The code used for this experiment is in the multipleCPEexperiment.py file.
A sample of the data is in the MultipleCPEresults.json file
Experiment 1: Use the full list of CPEs from the NVD-Join-OSV database, that correspond to a specifc, versionless PURL
Test method: Given a purl, get from the purl2cpe_mapping.csv the respective list of cpes. Then collect from NVD the CVEs related to these CPEs; The hypothesis is that we get the same set of vulnerabilities we would ge from searching OVS entries for the purl.
Result: Not a vaible solution;
- We do not get the same set of vulnerabilities.
- the CVE list generated from NVD is huge - we get far to much false positive
- the set intersection of the cves per cpe sets is empty - false negative.
Explanation:
- The cpes refer to different products. these products may have many different CVEs. Thus the union of these CVEs is large and contains many false positives.
- The full list of CPEs corresponds to different versions if the package (purl) that may have a different set of CVEs. Thus, the union of CVEs is large (it is accross different versions).
- The intersection of CVEs is empty, because the CPEs refer to different products and versions of the package (purl) that have different CVEs. Some of these are relevant to the purl related CVEs, but those groups do not necassarily overlap.

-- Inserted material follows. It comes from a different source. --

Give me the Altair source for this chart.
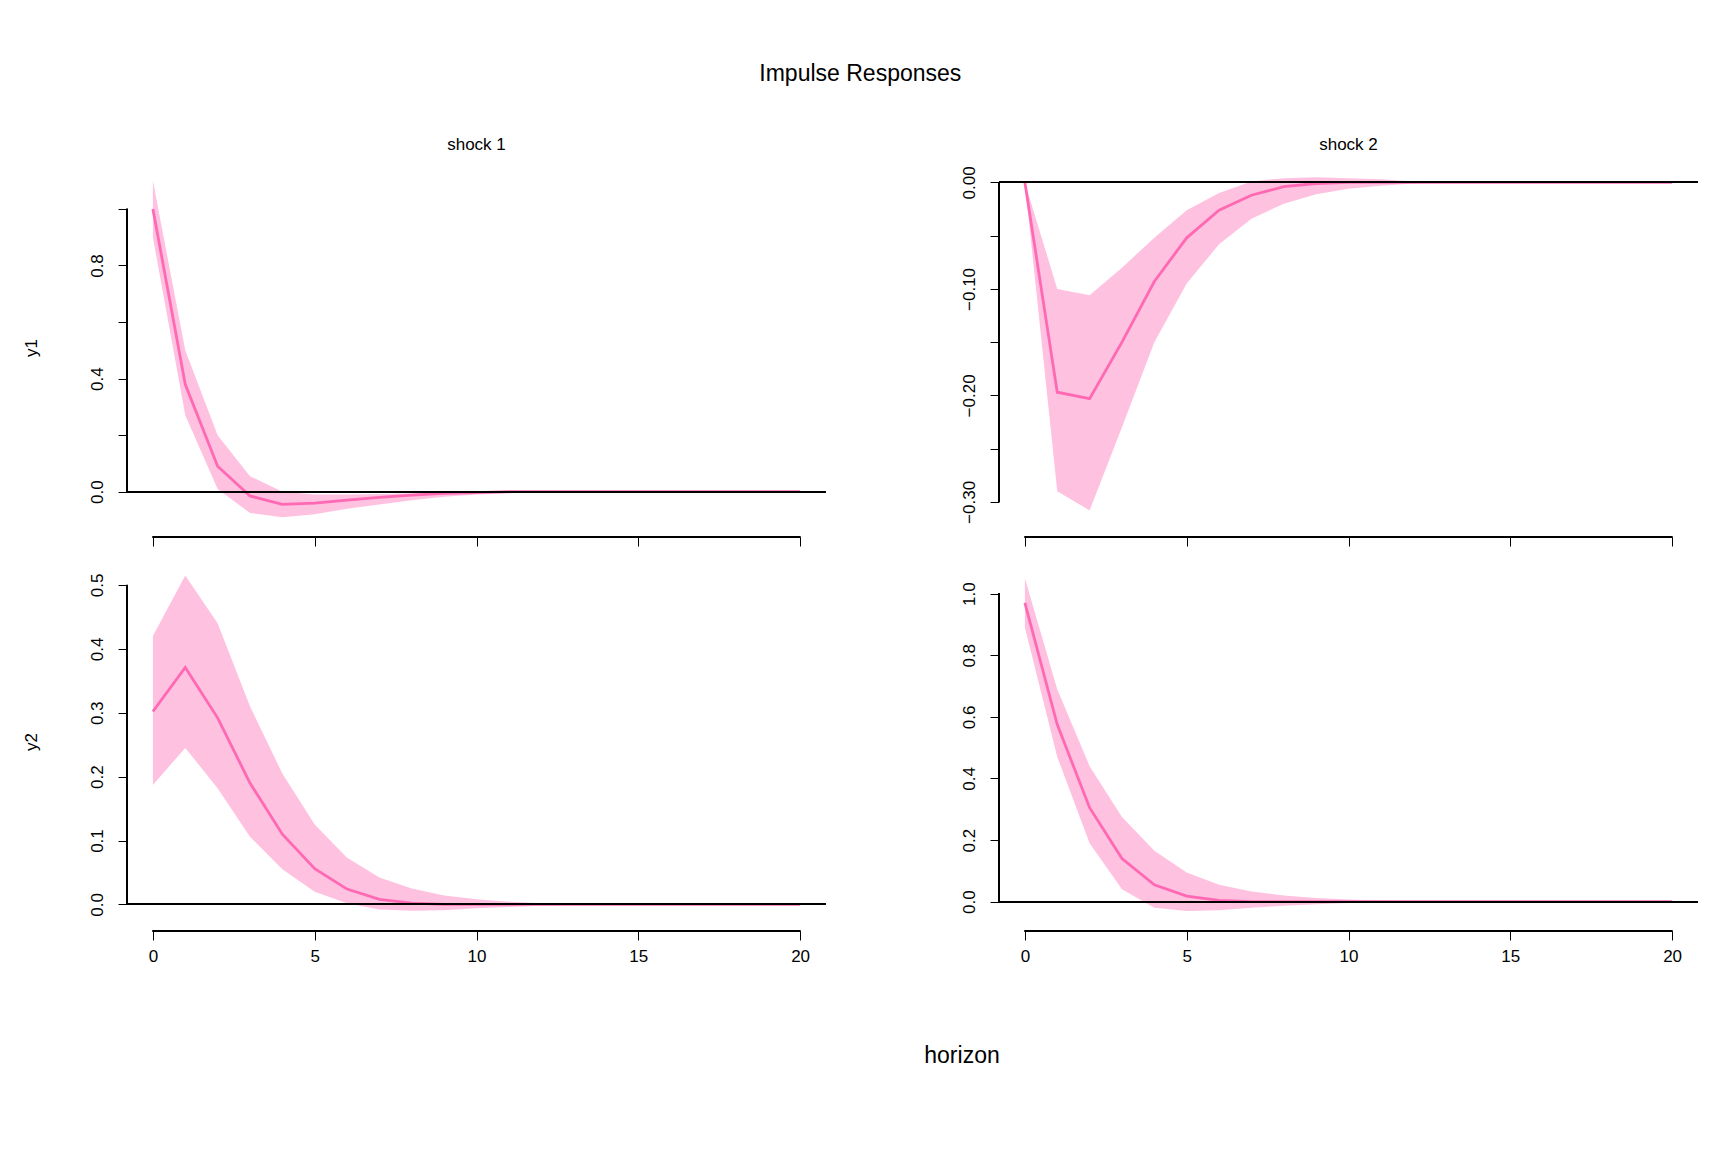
import altair as alt
import pandas as pd

H = list(range(21))

# response of y1 to shock 1
y1s1_med = [1.0, 0.38, 0.09, -0.015, -0.045, -0.04, -0.03, -0.02, -0.012, -0.006, -0.003] + [0.0] * 10
y1s1_hi = [1.1, 0.5, 0.2, 0.055, 0.0, -0.01, -0.01, -0.008, -0.005, -0.002] + [0.0] * 11
y1s1_lo = [0.9, 0.27, 0.01, -0.075, -0.09, -0.08, -0.06, -0.045, -0.03, -0.018, -0.01, -0.005, -0.002] + [0.0] * 8

# response of y1 to shock 2
y1s2_med = [0.0, -0.197, -0.203, -0.15, -0.093, -0.052, -0.026, -0.012, -0.004, -0.001] + [0.0] * 11
y1s2_hi = [0.0, -0.1, -0.106, -0.08, -0.052, -0.026, -0.01, 0.001, 0.004, 0.005, 0.004, 0.003, 0.001] + [0.0] * 8
y1s2_lo = [0.0, -0.29, -0.308, -0.23, -0.15, -0.095, -0.058, -0.034, -0.02, -0.011, -0.006, -0.003, -0.001] + [0.0] * 8

# response of y2 to shock 1
y2s1_med = [0.302, 0.371, 0.292, 0.19, 0.11, 0.056, 0.024, 0.008, 0.002] + [0.0] * 12
y2s1_hi = [0.42, 0.515, 0.44, 0.31, 0.205, 0.125, 0.073, 0.042, 0.025, 0.014, 0.008, 0.004, 0.002, 0.001] + [0.0] * 7
y2s1_lo = [0.187, 0.245, 0.182, 0.106, 0.055, 0.02, 0.002, -0.008, -0.01, -0.009, -0.006, -0.004, -0.002, -0.001] + [0.0] * 7

# response of y2 to shock 2
y2s2_med = [0.97, 0.575, 0.305, 0.14, 0.055, 0.018, 0.004] + [0.0] * 14
y2s2_hi = [1.05, 0.69, 0.44, 0.275, 0.165, 0.095, 0.055, 0.033, 0.02, 0.012, 0.007, 0.004, 0.002, 0.001] + [0.0] * 7
y2s2_lo = [0.89, 0.47, 0.19, 0.04, -0.02, -0.03, -0.028, -0.02, -0.013, -0.008, -0.004, -0.002, -0.001] + [0.0] * 8

BAND = "#FFC1E0"
LINE = "#FF69B4"
W, HT = 699, 345
SP = 133
FONT = "Liberation Sans"


def panel(med, lo, hi, domain, ticks, labelled, fmt, title=None, ytitle=None, xlabels=True):
    df = pd.DataFrame({"h": H, "med": med, "lo": lo, "hi": hi})
    base = alt.Chart(df)
    lab_expr = ("indexof(" + str(labelled) + ", datum.value) >= 0 ? format(datum.value, '"
                + fmt + "') : ''")
    x = alt.X("h:Q", scale=alt.Scale(domain=[-0.8, 20.8], nice=False, zero=False),
              axis=alt.Axis(values=[0, 5, 10, 15, 20], grid=False, domain=False, offset=17,
                            tickSize=9, tickColor="black", labels=xlabels, labelFontSize=17,
                            labelPadding=8, title=None, labelColor="black"))
    y = alt.Y("lo:Q", scale=alt.Scale(domain=domain, nice=False, zero=False),
              axis=alt.Axis(values=ticks, grid=False, domain=False, tickSize=9, tickColor="black",
                            labelAngle=-90, labelAlign="center", labelBaseline="bottom",
                            labelFontSize=17, labelPadding=12, labelExpr=lab_expr,
                            labelColor="black", title=ytitle or "", titleFontSize=17,
                            titleFontWeight="normal", titlePadding=48, titleColor="black"))
    band = base.mark_area(color=BAND).encode(x=x, y=y, y2="hi:Q")
    line = base.mark_line(color=LINE, strokeWidth=2.8).encode(x="h:Q", y="med:Q")
    zero = base.mark_rule(color="black", strokeWidth=1.3).encode(
        y=alt.datum(0), x=alt.value(0), x2=alt.value(W))
    yax = base.mark_rule(color="black").encode(
        x=alt.value(0), y=alt.datum(min(ticks)), y2=alt.datum(max(ticks)))
    xax = base.mark_rule(color="black").encode(
        x=alt.datum(0), x2=alt.datum(20), y=alt.value(HT + 17))
    layers = [band, line, zero, yax, xax]
    if title:
        head = alt.Chart(pd.DataFrame({"t": [title]})).mark_text(
            fontSize=17, color="black").encode(text="t:N", x=alt.value(W / 2), y=alt.value(-30))
        layers.append(head)
    return alt.layer(*layers).properties(width=W, height=HT)


p11 = panel(y1s1_med, y1s1_lo, y1s1_hi, [-0.1, 1.12], [0, 0.2, 0.4, 0.6, 0.8, 1.0],
            [0, 0.4, 0.8], ".1f", title="shock 1", ytitle="y1", xlabels=False)
p12 = panel(y1s2_med, y1s2_lo, y1s2_hi, [-0.317, 0.007],
            [0, -0.05, -0.1, -0.15, -0.2, -0.25, -0.3], [0, -0.1, -0.2, -0.3], ".2f",
            title="shock 2", xlabels=False)
p21 = panel(y2s1_med, y2s1_lo, y2s1_hi, [-0.015, 0.525], [0, 0.1, 0.2, 0.3, 0.4, 0.5],
            [0, 0.1, 0.2, 0.3, 0.4, 0.5], ".1f", ytitle="y2")
p22 = panel(y2s2_med, y2s2_lo, y2s2_hi, [-0.04, 1.08], [0, 0.2, 0.4, 0.6, 0.8, 1.0],
            [0, 0.2, 0.4, 0.6, 0.8, 1.0], ".1f")

xlab = alt.Chart(pd.DataFrame({"t": ["horizon"]})).mark_text(
    fontSize=23, color="black").encode(text="t:N", x=alt.value(835), y=alt.value(70)).properties(
    width=1500, height=90)

chart = alt.vconcat(
    alt.hconcat(p11, p12, spacing=SP),
    alt.hconcat(p21, p22, spacing=SP),
    xlab,
    spacing=22,
).properties(
    title=alt.TitleParams("Impulse Responses", fontSize=23, fontWeight="normal",
                          anchor="middle", offset=50),
    padding={"top": 55, "left": 14, "right": 5, "bottom": 5},
).configure(font=FONT).configure_view(stroke=None).configure_title(color="black")

chart.save("out.html", embed_options={"renderer": "svg", "actions": False})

Experiment idea: similar to experiment 1, but overcoming the problems that arise from using an unversioned purl.
- Test method: did the analysis manually.
- Package info:
- PURL: pkdg://pypi/cryptogrphy
- I will select a recent vulnerable version: 39.0.0
- vulnerable to CVE-2023-23931, CVE-2023-0286
- cyptogpraphy cpe: cpe:2.3:a:cryptography_project:cryptography::::::python::*
- openssl cpe: cpe:2.3:a:openssl:openssl::::::::
Result: Not a vaible solution;
Explanation:
- the CVE-2023-0286 is related to the openssl product, and CVE-2023-23931 is related to the cryptography package.
- Quering NVD for the cves of openssl results in a huge number of vulnerabilities, most of them not relevant to the cryptography package.
- There is no way to understand from NVD that the CVE-2023-0286 is related to the cryptography package.
- There is no overlap: quering NVD for the cryptography related cpe does not point to CVE-2023-0286, thus intersacting the sets of CVEs is empty.
This is an interesting case: The OSV has GHSA-x4qr-2fvf-3mr5 which is a cryptography package vulnerability, because it inludes openssl. So here GH (through OSV) plays the role of NVD - it publishes the vulnerable product (and not only the vulnerable package). The ramification is that a package vulnerability may also be a vulnerability of one of it's dependencies, which makes it more complicated to rely on the OSV data.
Note: openssl is not a dependency of the python code of cryptography, it is part of the built-distribution - the wheel.
- A simplistic approach of taking all the cpes that relate to a purl, when the relation is generated by the ovs-nvd join does not work.
- This approach has limitations:
- cpes are about products, not packages. These products may have many vulnerabilities.
- both NVD and the OSV sources (in our example - GHSA) have different (and maybe incosisntent) approaches for associating CVEs with products\packages. Thus there seems to be inherint limitations to this approach.
- Even if we would find a way to create an exact fit between a subset of cpes and a purl, this fit may not serve for future evaluations; the products may have more CVEs discovered.